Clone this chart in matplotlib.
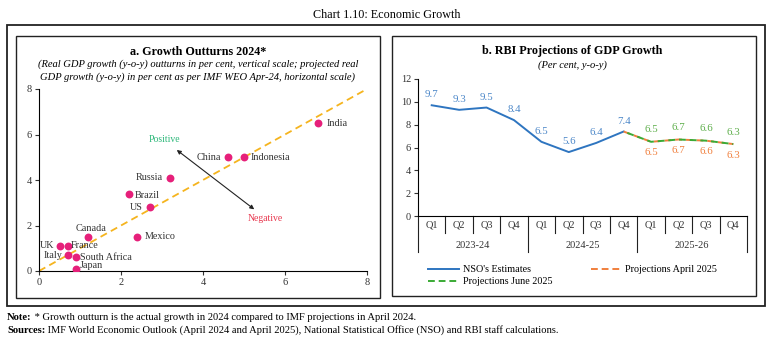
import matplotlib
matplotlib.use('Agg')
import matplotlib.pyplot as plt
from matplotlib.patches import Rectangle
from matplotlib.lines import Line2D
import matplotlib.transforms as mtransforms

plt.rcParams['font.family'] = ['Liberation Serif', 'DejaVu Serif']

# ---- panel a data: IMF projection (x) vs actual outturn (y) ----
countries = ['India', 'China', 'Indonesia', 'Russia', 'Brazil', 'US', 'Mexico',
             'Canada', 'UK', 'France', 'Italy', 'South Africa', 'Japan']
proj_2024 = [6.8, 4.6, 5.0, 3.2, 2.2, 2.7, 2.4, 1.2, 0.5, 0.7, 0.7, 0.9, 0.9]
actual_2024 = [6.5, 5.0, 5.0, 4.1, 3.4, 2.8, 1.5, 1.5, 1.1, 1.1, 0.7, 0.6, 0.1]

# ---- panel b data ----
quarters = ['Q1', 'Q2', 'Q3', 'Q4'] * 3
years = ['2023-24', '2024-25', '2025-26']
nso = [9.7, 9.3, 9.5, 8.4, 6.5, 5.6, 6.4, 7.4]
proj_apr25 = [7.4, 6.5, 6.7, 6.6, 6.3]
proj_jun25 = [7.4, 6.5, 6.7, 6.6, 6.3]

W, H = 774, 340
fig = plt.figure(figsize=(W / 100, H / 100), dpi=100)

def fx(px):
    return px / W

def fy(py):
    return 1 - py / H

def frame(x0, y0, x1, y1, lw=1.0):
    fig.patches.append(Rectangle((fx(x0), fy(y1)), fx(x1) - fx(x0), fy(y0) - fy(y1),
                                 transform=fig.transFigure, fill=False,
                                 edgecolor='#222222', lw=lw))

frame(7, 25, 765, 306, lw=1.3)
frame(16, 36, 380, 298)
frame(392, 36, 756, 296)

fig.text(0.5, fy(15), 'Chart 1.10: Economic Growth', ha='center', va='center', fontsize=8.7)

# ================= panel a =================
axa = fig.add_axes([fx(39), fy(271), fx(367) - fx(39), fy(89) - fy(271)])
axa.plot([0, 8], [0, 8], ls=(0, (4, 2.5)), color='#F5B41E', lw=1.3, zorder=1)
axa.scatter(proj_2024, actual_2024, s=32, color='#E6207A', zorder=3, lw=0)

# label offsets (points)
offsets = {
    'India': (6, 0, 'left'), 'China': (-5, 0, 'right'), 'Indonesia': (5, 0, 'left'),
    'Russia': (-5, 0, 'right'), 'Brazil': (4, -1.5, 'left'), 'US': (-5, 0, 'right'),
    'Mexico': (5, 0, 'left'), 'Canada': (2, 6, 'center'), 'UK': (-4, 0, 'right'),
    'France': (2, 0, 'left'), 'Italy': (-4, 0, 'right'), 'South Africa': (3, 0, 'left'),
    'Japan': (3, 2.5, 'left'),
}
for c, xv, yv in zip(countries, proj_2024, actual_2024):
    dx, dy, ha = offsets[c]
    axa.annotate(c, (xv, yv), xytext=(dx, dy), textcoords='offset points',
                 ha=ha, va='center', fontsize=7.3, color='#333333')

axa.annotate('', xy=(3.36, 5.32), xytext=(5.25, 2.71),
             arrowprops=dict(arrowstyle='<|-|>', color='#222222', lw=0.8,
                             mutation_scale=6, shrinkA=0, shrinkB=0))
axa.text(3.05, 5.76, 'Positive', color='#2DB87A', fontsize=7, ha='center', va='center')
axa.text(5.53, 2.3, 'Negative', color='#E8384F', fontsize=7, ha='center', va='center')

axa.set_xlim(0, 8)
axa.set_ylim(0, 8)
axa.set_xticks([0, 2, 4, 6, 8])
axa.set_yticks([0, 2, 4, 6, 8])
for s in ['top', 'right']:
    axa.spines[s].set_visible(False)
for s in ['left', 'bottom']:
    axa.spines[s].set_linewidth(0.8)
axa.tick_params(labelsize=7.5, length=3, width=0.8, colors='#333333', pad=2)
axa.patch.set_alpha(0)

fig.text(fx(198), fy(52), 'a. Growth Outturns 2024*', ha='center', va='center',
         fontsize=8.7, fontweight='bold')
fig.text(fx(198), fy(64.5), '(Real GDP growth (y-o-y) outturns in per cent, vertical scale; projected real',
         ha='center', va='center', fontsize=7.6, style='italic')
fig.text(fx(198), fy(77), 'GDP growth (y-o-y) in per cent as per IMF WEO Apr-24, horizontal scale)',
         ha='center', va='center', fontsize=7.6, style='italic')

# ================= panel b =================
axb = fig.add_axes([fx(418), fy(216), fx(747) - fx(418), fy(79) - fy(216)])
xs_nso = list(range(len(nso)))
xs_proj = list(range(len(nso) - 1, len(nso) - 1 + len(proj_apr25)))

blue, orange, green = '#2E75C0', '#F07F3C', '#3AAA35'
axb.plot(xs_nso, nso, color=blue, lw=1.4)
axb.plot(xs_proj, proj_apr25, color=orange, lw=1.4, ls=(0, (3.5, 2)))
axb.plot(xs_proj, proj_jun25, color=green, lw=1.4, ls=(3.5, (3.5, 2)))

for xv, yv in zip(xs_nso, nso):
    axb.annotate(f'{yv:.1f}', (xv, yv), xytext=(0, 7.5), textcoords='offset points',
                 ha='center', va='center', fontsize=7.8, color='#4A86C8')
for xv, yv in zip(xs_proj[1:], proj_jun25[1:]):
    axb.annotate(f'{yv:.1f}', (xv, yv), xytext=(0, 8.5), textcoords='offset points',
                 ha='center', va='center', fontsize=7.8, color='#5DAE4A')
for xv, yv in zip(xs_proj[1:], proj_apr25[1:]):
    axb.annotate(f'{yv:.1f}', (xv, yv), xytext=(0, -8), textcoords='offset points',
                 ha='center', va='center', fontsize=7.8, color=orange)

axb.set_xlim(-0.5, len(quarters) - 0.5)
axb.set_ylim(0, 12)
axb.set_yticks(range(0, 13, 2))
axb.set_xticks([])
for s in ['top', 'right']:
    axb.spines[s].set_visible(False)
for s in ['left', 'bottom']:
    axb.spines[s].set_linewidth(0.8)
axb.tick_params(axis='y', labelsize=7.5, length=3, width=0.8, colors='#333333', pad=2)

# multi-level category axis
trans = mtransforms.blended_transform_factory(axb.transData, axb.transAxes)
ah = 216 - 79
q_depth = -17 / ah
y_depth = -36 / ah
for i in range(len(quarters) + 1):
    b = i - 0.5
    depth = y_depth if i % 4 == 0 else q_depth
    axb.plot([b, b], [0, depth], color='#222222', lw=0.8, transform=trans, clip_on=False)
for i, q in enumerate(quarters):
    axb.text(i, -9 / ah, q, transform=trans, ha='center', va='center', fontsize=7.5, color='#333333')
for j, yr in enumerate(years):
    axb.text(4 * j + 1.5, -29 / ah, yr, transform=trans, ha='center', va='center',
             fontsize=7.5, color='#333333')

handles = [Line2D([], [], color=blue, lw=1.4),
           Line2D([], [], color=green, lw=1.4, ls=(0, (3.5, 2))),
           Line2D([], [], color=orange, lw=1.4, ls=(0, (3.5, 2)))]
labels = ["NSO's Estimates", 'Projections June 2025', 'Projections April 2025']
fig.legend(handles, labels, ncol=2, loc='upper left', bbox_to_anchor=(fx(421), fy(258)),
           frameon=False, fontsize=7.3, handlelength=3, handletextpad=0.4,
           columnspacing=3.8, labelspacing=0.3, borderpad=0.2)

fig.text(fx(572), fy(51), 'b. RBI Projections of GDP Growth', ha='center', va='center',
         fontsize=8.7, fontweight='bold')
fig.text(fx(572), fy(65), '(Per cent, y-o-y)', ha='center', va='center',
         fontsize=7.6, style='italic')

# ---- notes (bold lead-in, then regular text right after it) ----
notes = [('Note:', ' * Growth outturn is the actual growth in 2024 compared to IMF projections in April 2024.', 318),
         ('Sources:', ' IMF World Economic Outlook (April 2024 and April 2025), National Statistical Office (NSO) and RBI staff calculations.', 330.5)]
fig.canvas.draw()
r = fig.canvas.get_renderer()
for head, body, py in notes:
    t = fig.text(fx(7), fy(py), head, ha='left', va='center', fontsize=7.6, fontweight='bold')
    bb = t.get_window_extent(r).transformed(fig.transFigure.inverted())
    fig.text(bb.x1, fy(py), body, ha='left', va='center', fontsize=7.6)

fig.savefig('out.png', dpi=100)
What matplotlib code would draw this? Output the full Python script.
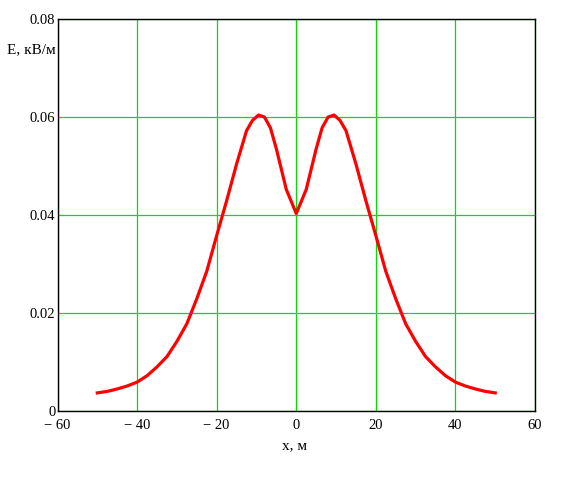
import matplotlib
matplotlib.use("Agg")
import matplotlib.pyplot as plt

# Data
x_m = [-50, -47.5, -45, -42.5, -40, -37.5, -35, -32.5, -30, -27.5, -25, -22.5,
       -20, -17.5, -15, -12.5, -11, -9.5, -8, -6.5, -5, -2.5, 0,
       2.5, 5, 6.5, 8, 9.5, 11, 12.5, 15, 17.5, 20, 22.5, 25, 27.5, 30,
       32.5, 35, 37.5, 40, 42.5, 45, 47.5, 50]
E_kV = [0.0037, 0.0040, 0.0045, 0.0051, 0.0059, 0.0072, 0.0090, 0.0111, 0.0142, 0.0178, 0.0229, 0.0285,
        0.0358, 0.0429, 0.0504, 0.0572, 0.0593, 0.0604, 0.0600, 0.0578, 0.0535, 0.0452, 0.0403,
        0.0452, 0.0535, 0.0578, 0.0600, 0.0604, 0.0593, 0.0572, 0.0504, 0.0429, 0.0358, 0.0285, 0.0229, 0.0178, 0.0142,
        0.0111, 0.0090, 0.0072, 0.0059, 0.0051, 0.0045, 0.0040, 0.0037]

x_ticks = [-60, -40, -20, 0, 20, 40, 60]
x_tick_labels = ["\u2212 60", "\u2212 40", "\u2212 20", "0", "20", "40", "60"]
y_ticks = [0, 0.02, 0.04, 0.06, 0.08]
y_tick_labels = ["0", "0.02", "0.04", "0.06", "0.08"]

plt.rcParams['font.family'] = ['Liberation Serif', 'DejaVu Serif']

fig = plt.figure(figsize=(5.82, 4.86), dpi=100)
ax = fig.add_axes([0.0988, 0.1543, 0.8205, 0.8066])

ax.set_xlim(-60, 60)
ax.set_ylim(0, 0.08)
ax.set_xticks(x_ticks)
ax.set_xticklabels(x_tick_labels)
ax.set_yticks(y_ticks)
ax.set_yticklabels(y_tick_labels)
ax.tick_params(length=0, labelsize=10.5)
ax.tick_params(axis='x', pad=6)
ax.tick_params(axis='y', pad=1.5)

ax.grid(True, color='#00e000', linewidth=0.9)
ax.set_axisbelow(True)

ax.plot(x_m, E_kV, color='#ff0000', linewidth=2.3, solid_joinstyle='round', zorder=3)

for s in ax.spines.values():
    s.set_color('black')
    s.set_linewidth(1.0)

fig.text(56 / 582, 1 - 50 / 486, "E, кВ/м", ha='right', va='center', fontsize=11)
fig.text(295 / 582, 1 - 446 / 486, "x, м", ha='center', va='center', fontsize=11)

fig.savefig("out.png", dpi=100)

REQUIRED TASK :: Pictures do not belong in the copy. Repeat only the lines from the top of the records through the line containing "fig.text(0.5, fy(15), 'Chart".

RESULT OF THIS TASK ::
Clone this chart in matplotlib.
import matplotlib
matplotlib.use('Agg')
import matplotlib.pyplot as plt
from matplotlib.patches import Rectangle
from matplotlib.lines import Line2D
import matplotlib.transforms as mtransforms

plt.rcParams['font.family'] = ['Liberation Serif', 'DejaVu Serif']

# ---- panel a data: IMF projection (x) vs actual outturn (y) ----
countries = ['India', 'China', 'Indonesia', 'Russia', 'Brazil', 'US', 'Mexico',
             'Canada', 'UK', 'France', 'Italy', 'South Africa', 'Japan']
proj_2024 = [6.8, 4.6, 5.0, 3.2, 2.2, 2.7, 2.4, 1.2, 0.5, 0.7, 0.7, 0.9, 0.9]
actual_2024 = [6.5, 5.0, 5.0, 4.1, 3.4, 2.8, 1.5, 1.5, 1.1, 1.1, 0.7, 0.6, 0.1]

# ---- panel b data ----
quarters = ['Q1', 'Q2', 'Q3', 'Q4'] * 3
years = ['2023-24', '2024-25', '2025-26']
nso = [9.7, 9.3, 9.5, 8.4, 6.5, 5.6, 6.4, 7.4]
proj_apr25 = [7.4, 6.5, 6.7, 6.6, 6.3]
proj_jun25 = [7.4, 6.5, 6.7, 6.6, 6.3]

W, H = 774, 340
fig = plt.figure(figsize=(W / 100, H / 100), dpi=100)

def fx(px):
    return px / W

def fy(py):
    return 1 - py / H

def frame(x0, y0, x1, y1, lw=1.0):
    fig.patches.append(Rectangle((fx(x0), fy(y1)), fx(x1) - fx(x0), fy(y0) - fy(y1),
                                 transform=fig.transFigure, fill=False,
                                 edgecolor='#222222', lw=lw))

frame(7, 25, 765, 306, lw=1.3)
frame(16, 36, 380, 298)
frame(392, 36, 756, 296)

fig.text(0.5, fy(15), 'Chart 1.10: Economic Growth', ha='center', va='center', fontsize=8.7)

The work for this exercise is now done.